Sure they look good on models on the ramp but then again what doesn't? They could be wearing a hamburger costume and still exude appeal (mmmm extra cheese). I have seen some women carry off jumpsuits to the tee but there is not one single dress in the world that wouldn't make them look better. I couldn't quite figure out my distaste towards them till I realized the uncanny resemblance to nightsuits. The uniform pattern throughout from the top of your head (well, sort of) till the tips of your toes. It's like wearing a printed shirt with printed pants, like teaming hot pink with hot pink. Which most people would not do on their worst days. Then how does it make it acceptable if the two pieces in question are stitched together?? And how did whoever came up with this brilliant design (after spending a few hours in community service picking up trash in a bright orange jumpsuit?) convince the whole world of its brilliance? How did millions of women get sucked into the "chicness" of something they would have scorned at otherwise?

Designer Elsa Schiaparelli throws some light on how trends like this spread like wildfire, burning the originality inherent in every one of us:
"Women dress alike all over the world: they dress to be annoying to other women."
:-)

Thursday, March 3, 2011

Scent and (non)sensibility

Perfumes are undoubtedly an integral aspect of our daily wardrobes. In addition to looking presentable, one strives not to be regarded as a stinky sock. Perfumes came into being originally as a substitute for baths- which at one point were a terrible hassle (no hot gushing showers immersing you in their play as soon as you step into your bathroom). Now that perfumes are not only used to mask body odour, we can be more picky. 

And picky I am, choosing the subtlest of the subtle, the mildest, the most beautiful scents with a hint of summer and prepare myself for a short whirlwind romance with the fragrance. Bright Crystal however had other plans. 

Bought in the summer of 2009 in a tiny 50 ml bottle, it was supposed to last for half a year and then duly replaced. It was sprinkled in generous amounts on a daily basis transforming sleepy mornings into a never-ending charade of sunshine. I enjoyed it immensely for the first 6 months, but "after a while you learn, even sunshine burns." I waited eagerly for the sweet liquid to sink down, but was dumbfounded to see that there was hardly a change in quantity since its first day out of the box. I decided to continue using it for a few more days, but the days turned into months, months turned into years. 

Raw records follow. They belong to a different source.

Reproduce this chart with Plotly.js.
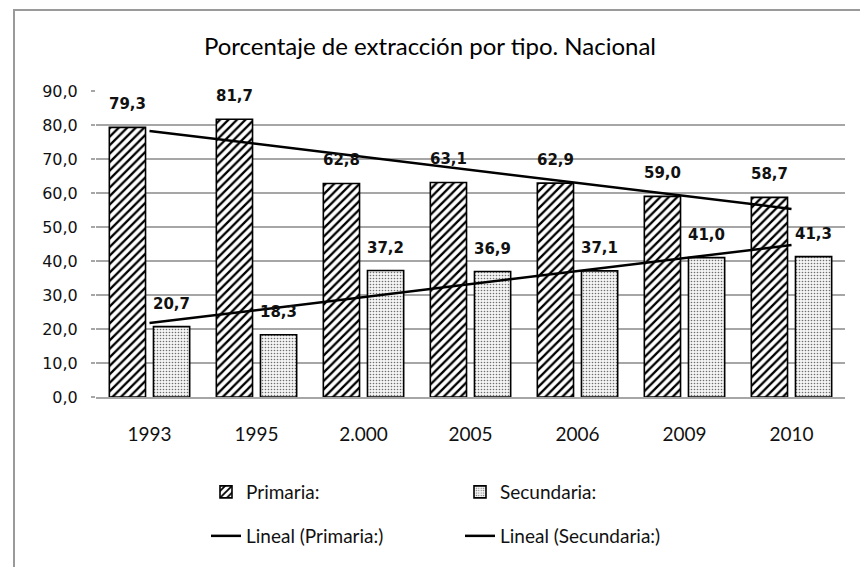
<!DOCTYPE html>
<html>
<head>
<meta charset="utf-8">
<script src="https://cdn.plot.ly/plotly-3.0.1.min.js"></script>
<style>
  html, body { margin: 0; padding: 0; background: #ffffff; }
  #chart { width: 860px; height: 567px; }
</style>
</head>
<body>
<div id="chart"></div>
<script>
// ---- data ----
const categories = ["1993", "1995", "2.000", "2005", "2006", "2009", "2010"];
const primaria   = [79.3, 81.7, 62.8, 63.1, 62.9, 59.0, 58.7];
const secundaria = [20.7, 18.3, 37.2, 36.9, 37.1, 41.0, 41.3];
const seriesNames = ["Primaria:", "Secundaria:"];
const trendNames  = ["Lineal (Primaria:)", "Lineal (Secundaria:)"];
const chartTitle  = "Porcentaje de extracción por tipo. Nacional";

// linear trendline (least squares over category index), as in the original spreadsheet
function linearFit(vals) {
  const n = vals.length;
  const xs = vals.map((_, i) => i + 1);
  const mx = xs.reduce((a, b) => a + b, 0) / n;
  const my = vals.reduce((a, b) => a + b, 0) / n;
  let sxy = 0, sxx = 0;
  for (let i = 0; i < n; i++) { sxy += (xs[i] - mx) * (vals[i] - my); sxx += (xs[i] - mx) ** 2; }
  const b = sxy / sxx, a = my - b * mx;
  return xs.map(x => a + b * x);
}
const fmt = v => v.toFixed(1).replace('.', ',');

// ---- layout geometry ----
const W = 860, H = 567;
const M = { l: 96, r: 15, t: 91, b: 170 };
const pw = W - M.l - M.r, ph = H - M.t - M.b;
const px2paperX = p => (p - M.l) / pw;
const px2paperY = p => (H - M.b - p) / ph;

const calibri = "Lato, 'Open Sans', sans-serif";
const verdana = "'DejaVu Sans', Verdana, sans-serif";

const traces = [
  {
    type: "bar", name: seriesNames[0], x: categories, y: primaria,
    marker: {
      color: "#ffffff",
      line: { color: "#000000", width: 1.6 },
      pattern: { shape: "/", fgcolor: "#000000", bgcolor: "#ffffff", size: 6, solidity: 0.38, fillmode: "replace" }
    },
    legend: "legend", hoverinfo: "skip"
  },
  {
    type: "bar", name: seriesNames[1], x: categories, y: secundaria,
    marker: {
      color: "#ffffff",
      line: { color: "#000000", width: 1.6 },
      pattern: { shape: ".", fgcolor: "#6e6e6e", bgcolor: "#f4f4f4", size: 3, solidity: 0.22, fillmode: "replace" }
    },
    legend: "legend", hoverinfo: "skip"
  },
  {
    type: "scatter", mode: "lines", name: trendNames[0], x: categories, y: linearFit(primaria),
    line: { color: "#000000", width: 2.5 }, legend: "legend2", hoverinfo: "skip"
  },
  {
    type: "scatter", mode: "lines", name: trendNames[1], x: categories, y: linearFit(secundaria),
    line: { color: "#000000", width: 2.5 }, legend: "legend2", hoverinfo: "skip"
  }
];

// data labels
const off = 0.206;
const annotations = [];
primaria.forEach((v, i) => annotations.push({
  x: i - off, y: v, xref: "x", yref: "y", text: fmt(v), showarrow: false, yshift: 23,
  font: { family: verdana, size: 15, color: "#111111", weight: "bold" }
}));
secundaria.forEach((v, i) => annotations.push({
  x: i + off, y: v, xref: "x", yref: "y", text: fmt(v), showarrow: false, yshift: 23,
  font: { family: verdana, size: 15, color: "#111111", weight: "bold" }
}));

const legendCommon = {
  orientation: "h", xanchor: "left", yanchor: "middle",
  font: { family: calibri, size: 19, color: "#111111" },
  bgcolor: "rgba(0,0,0,0)", entrywidth: 209, entrywidthmode: "pixels",
  itemclick: false, itemdoubleclick: false
};

const layout = {
  width: W, height: H,
  margin: M,
  paper_bgcolor: "#ffffff", plot_bgcolor: "#ffffff",
  separators: ",.",
  showlegend: true,
  title: {
    text: chartTitle, x: 0.5, xref: "container", xanchor: "center",
    y: 1 - 47 / H, yref: "container", yanchor: "middle",
    font: { family: calibri, size: 24, color: "#000000" }
  },
  barmode: "group", bargap: 0.175, bargroupgap: 0.18,
  xaxis: {
    type: "category", showgrid: false, showline: true, linecolor: "#a6a6a6", linewidth: 2,
    ticks: "", ticklabelstandoff: 19,
    tickfont: { family: calibri, size: 19, color: "#111111" }, fixedrange: true
  },
  yaxis: {
    range: [0, 90], dtick: 10, tick0: 0, tickformat: ".1f",
    showgrid: true, gridcolor: "#a6a6a6", gridwidth: 2, zeroline: false, showline: false,
    ticks: "outside", ticklen: 4, tickcolor: "#a6a6a6", tickwidth: 2, ticklabelstandoff: 10,
    tickfont: { family: verdana, size: 16, color: "#111111" }, fixedrange: true
  },
  legend: Object.assign({}, legendCommon, { x: px2paperX(206), y: px2paperY(492) }),
  legend2: Object.assign({}, legendCommon, { x: px2paperX(206), y: px2paperY(536) }),
  annotations: annotations,
  shapes: [{
    type: "rect", xref: "paper", yref: "paper", layer: "below",
    x0: px2paperX(14), x1: px2paperX(880), y0: px2paperY(600), y1: px2paperY(10),
    line: { color: "#9a9a9a", width: 2 }, fillcolor: "rgba(0,0,0,0)"
  }]
};

Plotly.newPlot("chart", traces, layout, { displayModeBar: false, staticPlot: true });
</script>
</body>
</html>
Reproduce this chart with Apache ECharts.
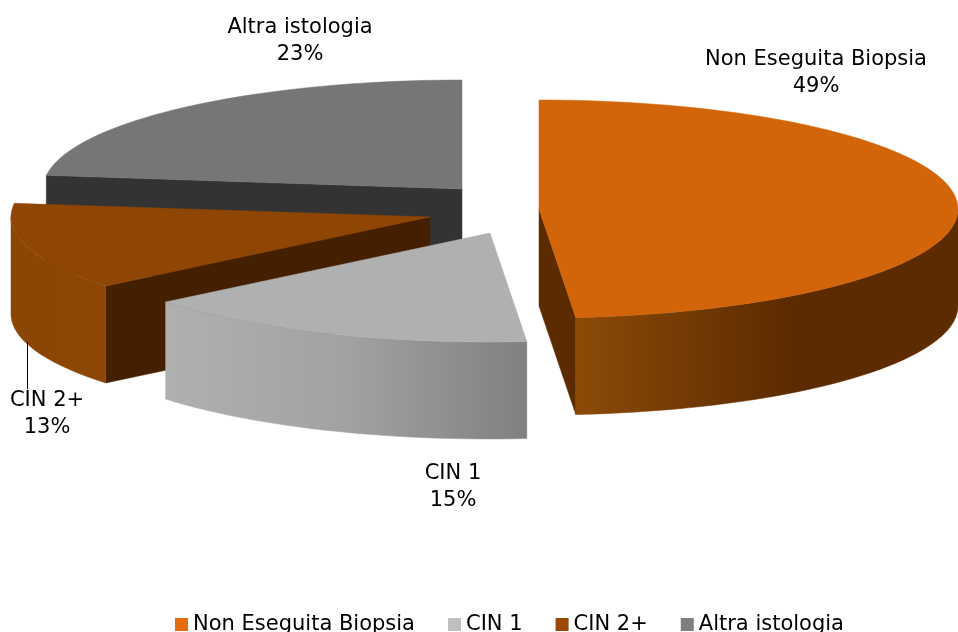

Spring 2011: 2/3rds of the gurgling liquid crystal remains intact. Maybe it's just an illusion? Maybe Versace created a bottomless bottle? Or maybe once I spray the perfume in the air, the tiny particles fall back into the container, thus preserving itself. The possibilities are infinite.

I believe that one day when the human race is extinct, Bright Crystal will rise to power blinding all the species left with its bright crystalline powers, and forcing submission. And you my dear readers (if you exist at all even now) will not be there to witness this apocalypse. 

Wednesday, January 26, 2011

I dream of Jean-i.e.


 Coco Chanel took great pains to make womens clothes comfortable and practical. Chanel replaced the large umbrellas people wore on their heads with small, pert hats.  She enabled women to get out of their starched petticoats and corsets and get into comfortable  pants- for purposes like horse riding, dancing or any other activity requiring movement. 

But what did we do with that? We created and improvised and came up with the worldwide popular item- skinny jeans. Now skinny jeans are pants no doubt, but in no way are they practical. You cannot go horse riding in them, you cannot run, and in some really tight varieties, you cannot even bend to pick up your pencil.

So why do we wear these? They look good undoubtedly, on most body types, flattering our curves,or lack of them. But is that really all we look for? For some of us (including me till recently), the answer would be yes. But when you live in a city where temperatures go upto 45 degrees celsius, you are bound to warm up to the idea of practicality at some point. Which is when I suddenly find myself in a pair of loose black cotton pants for two straight months. They are comfortable, look great when teamed with a tank top and go well with summer shoes. Problem solved?

Not quite. Comes a party or a formal event and I find myself wildly scavenging around in my closet for... yes, skinny jeans. Dresses, skirts and even high-waist shorts are all good options, but in my opinion not much can beat the appeal of jeans teamed with a pair of sky-high heels and a pretty top. So although we can substitute these glove-fit jeans to an extent, they prove to be indispensable. So I guess some discomforts are worth the suffering... so what if it cuts off blood circulation?